Problem requirements: Copy everything in the data below exactly except the pictures.

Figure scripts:
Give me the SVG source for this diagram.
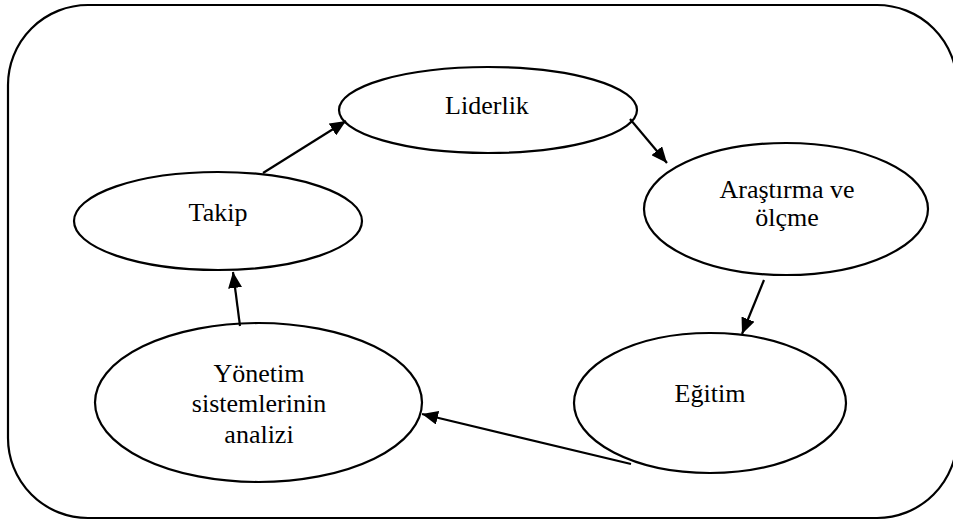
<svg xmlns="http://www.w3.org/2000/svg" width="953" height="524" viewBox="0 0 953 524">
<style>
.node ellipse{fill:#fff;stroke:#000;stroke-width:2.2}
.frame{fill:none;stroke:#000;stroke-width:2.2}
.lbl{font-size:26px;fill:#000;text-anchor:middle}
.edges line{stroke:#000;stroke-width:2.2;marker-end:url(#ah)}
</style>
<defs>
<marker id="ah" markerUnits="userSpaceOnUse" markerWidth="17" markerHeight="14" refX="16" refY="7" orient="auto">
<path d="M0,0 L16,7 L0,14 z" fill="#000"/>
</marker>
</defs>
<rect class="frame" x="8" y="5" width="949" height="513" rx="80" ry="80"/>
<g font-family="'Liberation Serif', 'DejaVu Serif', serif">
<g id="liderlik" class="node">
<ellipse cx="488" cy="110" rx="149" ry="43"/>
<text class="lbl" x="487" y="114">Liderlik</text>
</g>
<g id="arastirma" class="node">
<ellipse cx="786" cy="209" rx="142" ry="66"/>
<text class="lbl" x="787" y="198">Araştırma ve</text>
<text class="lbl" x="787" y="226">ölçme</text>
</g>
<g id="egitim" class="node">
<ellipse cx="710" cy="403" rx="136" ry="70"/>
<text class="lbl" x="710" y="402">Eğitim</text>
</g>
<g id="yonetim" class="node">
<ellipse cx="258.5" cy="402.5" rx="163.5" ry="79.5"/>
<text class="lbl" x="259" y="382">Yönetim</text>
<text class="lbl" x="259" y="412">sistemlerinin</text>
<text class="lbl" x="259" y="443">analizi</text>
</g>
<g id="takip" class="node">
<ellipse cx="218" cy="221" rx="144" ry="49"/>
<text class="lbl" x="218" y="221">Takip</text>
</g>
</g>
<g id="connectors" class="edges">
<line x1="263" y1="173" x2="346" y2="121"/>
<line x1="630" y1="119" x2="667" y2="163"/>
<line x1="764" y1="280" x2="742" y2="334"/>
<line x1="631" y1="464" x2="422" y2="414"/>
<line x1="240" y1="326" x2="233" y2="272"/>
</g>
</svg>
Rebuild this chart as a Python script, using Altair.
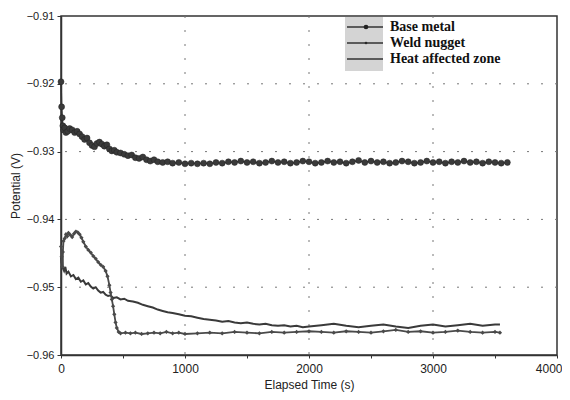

Solution for this task:
Give me the SVG source for this diagram.
<svg xmlns="http://www.w3.org/2000/svg" width="953" height="524" viewBox="0 0 953 524">
<style>
.node ellipse{fill:#fff;stroke:#000;stroke-width:2.2}
.frame{fill:none;stroke:#000;stroke-width:2.2}
.lbl{font-size:26px;fill:#000;text-anchor:middle}
.edges line{stroke:#000;stroke-width:2.2;marker-end:url(#ah)}
</style>
<defs>
<marker id="ah" markerUnits="userSpaceOnUse" markerWidth="17" markerHeight="14" refX="16" refY="7" orient="auto">
<path d="M0,0 L16,7 L0,14 z" fill="#000"/>
</marker>
</defs>
<rect class="frame" x="8" y="5" width="949" height="513" rx="80" ry="80"/>
<g font-family="'Liberation Serif', 'DejaVu Serif', serif">
<g id="liderlik" class="node">
<ellipse cx="488" cy="110" rx="149" ry="43"/>
<text class="lbl" x="487" y="114">Liderlik</text>
</g>
<g id="arastirma" class="node">
<ellipse cx="786" cy="209" rx="142" ry="66"/>
<text class="lbl" x="787" y="198">Araştırma ve</text>
<text class="lbl" x="787" y="226">ölçme</text>
</g>
<g id="egitim" class="node">
<ellipse cx="710" cy="403" rx="136" ry="70"/>
<text class="lbl" x="710" y="402">Eğitim</text>
</g>
<g id="yonetim" class="node">
<ellipse cx="258.5" cy="402.5" rx="163.5" ry="79.5"/>
<text class="lbl" x="259" y="382">Yönetim</text>
<text class="lbl" x="259" y="412">sistemlerinin</text>
<text class="lbl" x="259" y="443">analizi</text>
</g>
<g id="takip" class="node">
<ellipse cx="218" cy="221" rx="144" ry="49"/>
<text class="lbl" x="218" y="221">Takip</text>
</g>
</g>
<g id="connectors" class="edges">
<line x1="263" y1="173" x2="346" y2="121"/>
<line x1="630" y1="119" x2="667" y2="163"/>
<line x1="764" y1="280" x2="742" y2="334"/>
<line x1="631" y1="464" x2="422" y2="414"/>
<line x1="240" y1="326" x2="233" y2="272"/>
</g>
</svg>
Rebuild this chart as a Python script, using Altair.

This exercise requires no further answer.